2018年度 活動レポート 第16号:放射線医学総合研究所

2018年度活動レポート(一般公募コース)第016号

重粒子線生物学研究の発展を目指した日本と中国の重粒子研究拠点間の研究交流

放射線医学総合研究所 放射線防研究センター
勝部孝則さんからの報告

さくらサイエンスプログラム交流事業により、2018年4月30日~5月10日の日程で中国科学院近代物理研究所(IMP)から2名の大学院生が来日しました。

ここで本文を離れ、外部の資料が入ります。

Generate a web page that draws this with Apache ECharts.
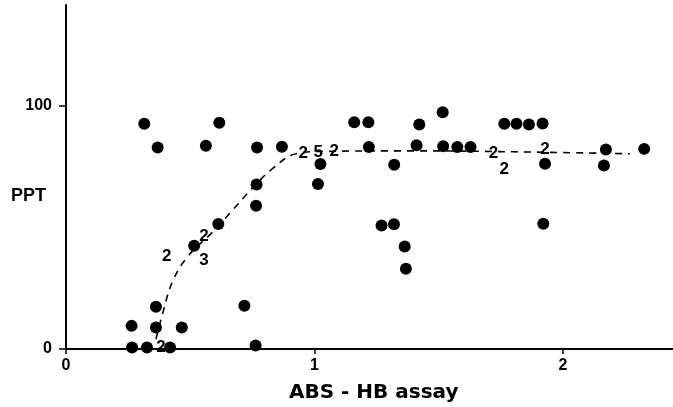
<!DOCTYPE html>
<html>
<head>
<meta charset="utf-8">
<script src="https://cdn.jsdelivr.net/npm/echarts@6/dist/echarts.min.js"></script>
<style>
  html, body { margin: 0; padding: 0; background: #fff; }
  #chart { width: 673px; height: 407px; }
</style>
</head>
<body>
<div id="chart"></div>
<script>
// Individual assay results: [ABS-HB assay, PPT]
const singlePoints = [
  [0.266, 0.6], [0.326, 0.6], [0.419, 0.6], [0.763, 1.4],
  [0.264, 9.5], [0.362, 17.4], [0.362, 8.8], [0.466, 8.8], [0.718, 17.8],
  [0.516, 42.4], [0.613, 51.3], [0.765, 58.8], [0.767, 67.6], [0.769, 82.8],
  [0.315, 92.5], [0.369, 82.8], [0.563, 83.5], [0.617, 92.9], [0.869, 83.1],
  [1.014, 67.8], [1.024, 76.0],
  [1.160, 93.1], [1.217, 93.1], [1.219, 83.0], [1.321, 75.7],
  [1.270, 50.7], [1.320, 51.2], [1.363, 42.1], [1.368, 33.0],
  [1.422, 92.2], [1.411, 83.7], [1.516, 97.2], [1.518, 83.3], [1.575, 83.0], [1.628, 83.0],
  [1.764, 92.5], [1.813, 92.5], [1.863, 92.2], [1.918, 92.6],
  [1.928, 76.1], [1.921, 51.4], [2.173, 81.9], [2.165, 75.4], [2.327, 82.2]
];

// Coincident results, marked by their count: [x, y, count]
const groupedPoints = [
  [0.382, 0.8, 2],
  [0.405, 38.0, 2],
  [0.555, 46.2, 2],
  [0.555, 36.6, 3],
  [0.955, 80.5, 2],
  [1.015, 80.8, 5],
  [1.080, 81.2, 2],
  [1.720, 80.5, 2],
  [1.764, 74.0, 2],
  [1.928, 81.9, 2]
];

// Fitted trend (dashed)
const trendCurve = [
  [0.362, 4], [0.39, 15], [0.43, 28], [0.49, 38], [0.59, 48], [0.67, 57],
  [0.75, 66], [0.83, 74], [0.93, 80.3], [1.05, 81.2], [1.4, 81.4],
  [1.8, 81.0], [2.27, 80.2]
];

// Axis tick values
const xTicks = [0, 1, 2];
const yTicks = [0, 100];

const tickFont = "'Liberation Sans', Arial, sans-serif";

const chart = echarts.init(document.getElementById('chart'), null, { renderer: 'canvas' });
chart.setOption({
  animation: false,
  backgroundColor: '#fff',
  title: [
    {
      text: 'PPT',
      left: 6, top: 182,
      textStyle: { fontFamily: "'Liberation Sans', Arial, sans-serif", fontWeight: 'bold', fontSize: 18, color: '#000' }
    },
    {
      text: 'ABS - HB assay',
      left: 284, top: 378,
      textStyle: { fontFamily: "'DejaVu Sans', sans-serif", fontWeight: 'bold', fontSize: 20, color: '#000' }
    }
  ],
  grid: { left: 66, right: 0, top: 5, bottom: 58, containLabel: false },
  xAxis: {
    type: 'value',
    min: 0, max: 2.443,
    splitLine: { show: false },
    axisLine: { show: true, onZero: false, lineStyle: { color: '#000', width: 2 } },
    axisTick: { show: true, customValues: xTicks, length: 5, inside: false, lineStyle: { color: '#000', width: 1.5 } },
    axisLabel: {
      customValues: xTicks, margin: 9,
      fontFamily: tickFont, fontWeight: 'bold', fontSize: 16, color: '#000'
    }
  },
  yAxis: {
    type: 'value',
    min: 0, max: 141.3,
    splitLine: { show: false },
    axisLine: { show: true, onZero: false, lineStyle: { color: '#000', width: 2 } },
    axisTick: { show: true, customValues: yTicks, length: 7, inside: false, lineStyle: { color: '#000', width: 1.5 } },
    axisLabel: {
      customValues: yTicks, margin: 14,
      fontFamily: tickFont, fontWeight: 'bold', fontSize: 16, color: '#000'
    }
  },
  series: [
    {
      type: 'line',
      data: trendCurve,
      smooth: 0.4,
      symbol: 'none',
      z: 1,
      lineStyle: { color: '#000', width: 1.6, type: [7, 6] }
    },
    {
      type: 'scatter',
      data: singlePoints,
      symbol: 'circle',
      symbolSize: 12,
      z: 3,
      itemStyle: { color: '#000', opacity: 1 }
    },
    {
      type: 'scatter',
      data: groupedPoints,
      symbol: 'circle',
      symbolSize: 1,
      z: 4,
      itemStyle: { color: 'rgba(0,0,0,0)', opacity: 1 },
      label: {
        show: true,
        position: 'inside',
        formatter: p => String(p.value[2]),
        fontFamily: tickFont, fontWeight: 'bold', fontSize: 17, color: '#000'
      }
    }
  ]
});
</script>
</body>
</html>
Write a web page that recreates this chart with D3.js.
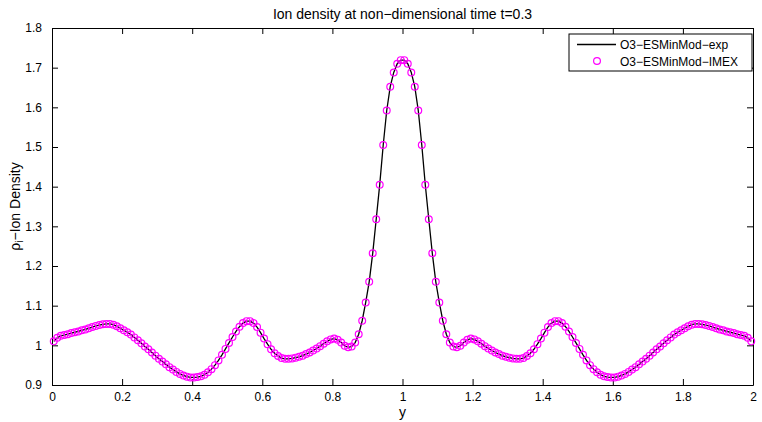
<!DOCTYPE html>
<html>
<head>
<meta charset="utf-8">
<script src="https://cdn.jsdelivr.net/npm/d3@7"></script>
<style>
  body { margin: 0; background: #fff; }
  text { font-family: "Liberation Sans", Arial, sans-serif; fill: #000; }
</style>
</head>
<body>
<svg width="762" height="422"></svg>
<script>
var titleText = "Ion density at non\u2212dimensional time t=0.3"
var xTicks = [0, 0.2, 0.4, 0.6, 0.8, 1, 1.2, 1.4, 1.6, 1.8, 2]
var yTicks = [0.9, 1, 1.1, 1.2, 1.3, 1.4, 1.5, 1.6, 1.7, 1.8]
var seriesNames = ["O3\u2212ESMinMod\u2212exp", "O3\u2212ESMinMod\u2212IMEX"]

// cell centres of the grid, 0.005 .. 1.995
var cells = d3.range(200).map(i => 0.005 + i * 0.01)

// ion density, left half then right half
var densLeft = [
  1.010,1.019,1.024,1.026,1.028,1.031,1.033,1.035,1.038,1.040,
  1.043,1.046,1.049,1.051,1.053,1.054,1.054,1.052,1.048,1.043,
  1.038,1.033,1.027,1.020,1.013,1.005,0.997,0.990,0.982,0.974,
  0.966,0.959,0.952,0.945,0.939,0.933,0.928,0.924,0.921,0.919,
  0.919,0.920,0.922,0.926,0.932,0.940,0.950,0.962,0.976,0.991,
  1.006,1.021,1.035,1.047,1.056,1.061,1.061,1.056,1.046,1.032,
  1.017,1.003,0.990,0.980,0.973,0.968,0.966,0.966,0.967,0.969,
  0.971,0.974,0.978,0.982,0.987,0.992,0.998,1.004,1.010,1.015,
  1.017,1.014,1.007,0.999,0.995,0.997,1.007,1.028,1.062,1.108,
  1.160,1.232,1.318,1.405,1.505,1.592,1.652,1.688,1.710,1.719
]
var densRight = [
  1.719,1.710,1.688,1.652,1.592,1.505,1.405,1.318,1.232,1.160,
  1.108,1.062,1.028,1.007,0.997,0.995,0.999,1.007,1.014,1.017,
  1.015,1.010,1.004,0.998,0.992,0.987,0.982,0.978,0.974,0.971,
  0.969,0.967,0.966,0.966,0.968,0.973,0.980,0.990,1.003,1.017,
  1.032,1.046,1.056,1.061,1.061,1.056,1.047,1.035,1.021,1.006,
  0.991,0.976,0.962,0.950,0.940,0.932,0.926,0.922,0.920,0.919,
  0.919,0.921,0.924,0.928,0.933,0.939,0.945,0.952,0.959,0.966,
  0.974,0.982,0.990,0.997,1.005,1.013,1.020,1.027,1.033,1.038,
  1.043,1.048,1.052,1.054,1.054,1.053,1.051,1.049,1.046,1.043,
  1.040,1.038,1.035,1.033,1.031,1.028,1.026,1.024,1.019,1.010
]
var dens = densLeft.concat(densRight)
var pts = cells.map((c, i) => [c, dens[i]])

var svg = d3.select('svg')
var width = 762
var height = 422
var margin = {left: 52, right: 9, top: 28, bottom: 37}

var x = d3.scaleLinear()
  .domain([0, 2])
  .range([margin.left, width - margin.right])
var y = d3.scaleLinear()
  .domain([0.9, 1.8])
  .range([height - margin.bottom, margin.top])

var tickLen = 6

// bottom & top axes, ticks pointing in
svg.append("g")
  .attr("transform", `translate(0,${height - margin.bottom})`)
  .call(d3.axisBottom(x).tickValues(xTicks).tickSizeInner(-tickLen).tickSizeOuter(0).tickPadding(7).tickFormat(d3.format("")))
  .call(g => g.selectAll("text").attr("font-size", 12).attr("font-family", "Liberation Sans, Arial, sans-serif"))
svg.append("g")
  .attr("transform", `translate(0,${margin.top})`)
  .call(d3.axisTop(x).tickValues(xTicks).tickSizeInner(-tickLen).tickSizeOuter(0).tickFormat(""))
svg.append("g")
  .attr("transform", `translate(${margin.left},0)`)
  .call(d3.axisLeft(y).tickValues(yTicks).tickSizeInner(-tickLen).tickSizeOuter(0).tickPadding(10).tickFormat(d3.format("")))
  .call(g => g.selectAll("text").attr("font-size", 12).attr("font-family", "Liberation Sans, Arial, sans-serif"))
svg.append("g")
  .attr("transform", `translate(${width - margin.right},0)`)
  .call(d3.axisRight(y).tickValues(yTicks).tickSizeInner(-tickLen).tickSizeOuter(0).tickFormat(""))

svg.selectAll(".domain").attr("stroke", "#000").attr("stroke-width", 1)
svg.selectAll(".tick line").attr("stroke", "#000")

// curve + markers
var line = d3.line()
  .x(d => x(d[0]))
  .y(d => y(d[1]))

svg.append("path")
  .datum(pts)
  .attr("fill", "none")
  .attr("stroke", "#000")
  .attr("stroke-width", 1.3)
  .attr("d", line)

svg.append("g")
  .selectAll("circle")
  .data(pts)
  .enter()
  .append("circle")
    .attr("cx", d => x(d[0]))
    .attr("cy", d => y(d[1]))
    .attr("r", 3.4)
    .attr("fill", "none")
    .attr("stroke", "#ff00ff")
    .attr("stroke-width", 1.2)

// title and labels
svg.append("text")
  .attr("x", (x(0) + x(2)) / 2)
  .attr("y", 19)
  .attr("text-anchor", "middle")
  .attr("font-size", 14)
  .text(titleText)

svg.append("text")
  .attr("x", (x(0) + x(2)) / 2)
  .attr("y", 417)
  .attr("text-anchor", "middle")
  .attr("font-size", 14)
  .text("y")

var yl = svg.append("text")
  .attr("transform", `translate(20,${(y(0.9) + y(1.8)) / 2}) rotate(-90)`)
  .attr("text-anchor", "middle")
  .attr("font-size", 14)
yl.append("tspan").text("\u03c1")
yl.append("tspan").attr("font-size", 10).attr("dy", 3).text("i")
yl.append("tspan").attr("dy", -3).text("\u2212Ion Density")

// legend
var lg = svg.append("g").attr("transform", "translate(569,34)")
lg.append("rect")
  .attr("width", 183)
  .attr("height", 37)
  .attr("fill", "#fff")
  .attr("stroke", "#000")
  .attr("stroke-width", 1)
lg.append("line")
  .attr("x1", 8).attr("x2", 47)
  .attr("y1", 10.5).attr("y2", 10.5)
  .attr("stroke", "#000")
  .attr("stroke-width", 1.3)
lg.append("circle")
  .attr("cx", 28).attr("cy", 27)
  .attr("r", 3.4)
  .attr("fill", "none")
  .attr("stroke", "#ff00ff")
  .attr("stroke-width", 1.2)
lg.selectAll("text.lab")
  .data(seriesNames)
  .enter()
  .append("text")
    .attr("class", "lab")
    .attr("x", 51)
    .attr("y", (d, i) => 15 + i * 16.5)
    .attr("font-size", 12)
    .text(d => d)
</script>
</body>
</html>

IMPは、重粒子線発生装置 Heavy Ion Research Facility in Lanzhou (HIRFL)を開発、運営しており、中国の重粒子イオンビーム研究の中心拠点です。一方、放射線医学総合研究所(放医研)では、世界初の医療用重粒子線発生装置(HIMAC)を用いて、1994年から重粒子線がん治療を実施しています。また、重粒子線の生物影響に関する研究にも取り組んできました。

写真1
放医研動物飼育施設見学の様子。
飼育室に病原菌等を持ち込まないよう手指を洗浄後、帽子、マスク、清潔な上着を着て入室します。

今回、IMPから2名の大学院生を放医研に招へいし、研究交流を行いました。11日間の滞在期間中、HIMACや動物飼育施設の見学、重粒子線生物影響研究に関する情報交換を行いました。放医研で実施している重粒子線の生物影響に関する研究のデータ解析にも参加してもらいました。ここで得られた解析結果は、将来の共同研究につながる可能性があります。

写真2
放医研で実施しているFluorescence in situ hybridization (FISH)法による染色体異常解析の例。
(左)正常細胞、(右)染色体転座のある細胞。矢頭で示した部分に転座が有ることが、色の違いで分かります。招へい者に、重粒子線照射によりマウス脾細胞に生じた染色体異常の解析に参加してもらいました。
写真3
パソコンのモニタ―上で、FISH法による染色体画像解析を行っている様子。
ここで得られた解析結果は、将来の共同研究につながる可能性があります。

また、歓送迎会等を通じて文化的な交流を図り、放医研スタッフとの間に信頼関係を構築することも出来ました。離日前日には、放医研・放射線影響研究部メンバーを対象に、現在IMPで実施している研究について紹介してもらいました。発表に対する質問やコメントなど、活発な議論が交わされました。

写真4
離日前日、IMPで実施している研究について紹介してもらった後、
放医研・放射線影響研究部部長から招へい者に修了証が授与されました。

今回の日本での研修は、2名の招へい者にとって、中国国内では得られない貴重な経験になったと思います。招へい者とはその後も、電子メールを利用して連絡を取り合っています。重粒子線を用いた生物影響研究を実施できる施設は世界的も限られており、IMPと放医研が協力することは、この分野の発展に大きく貢献することが期待されます。

写真5
研修の合間の食事会の様子。放医研の近くのラーメン屋で。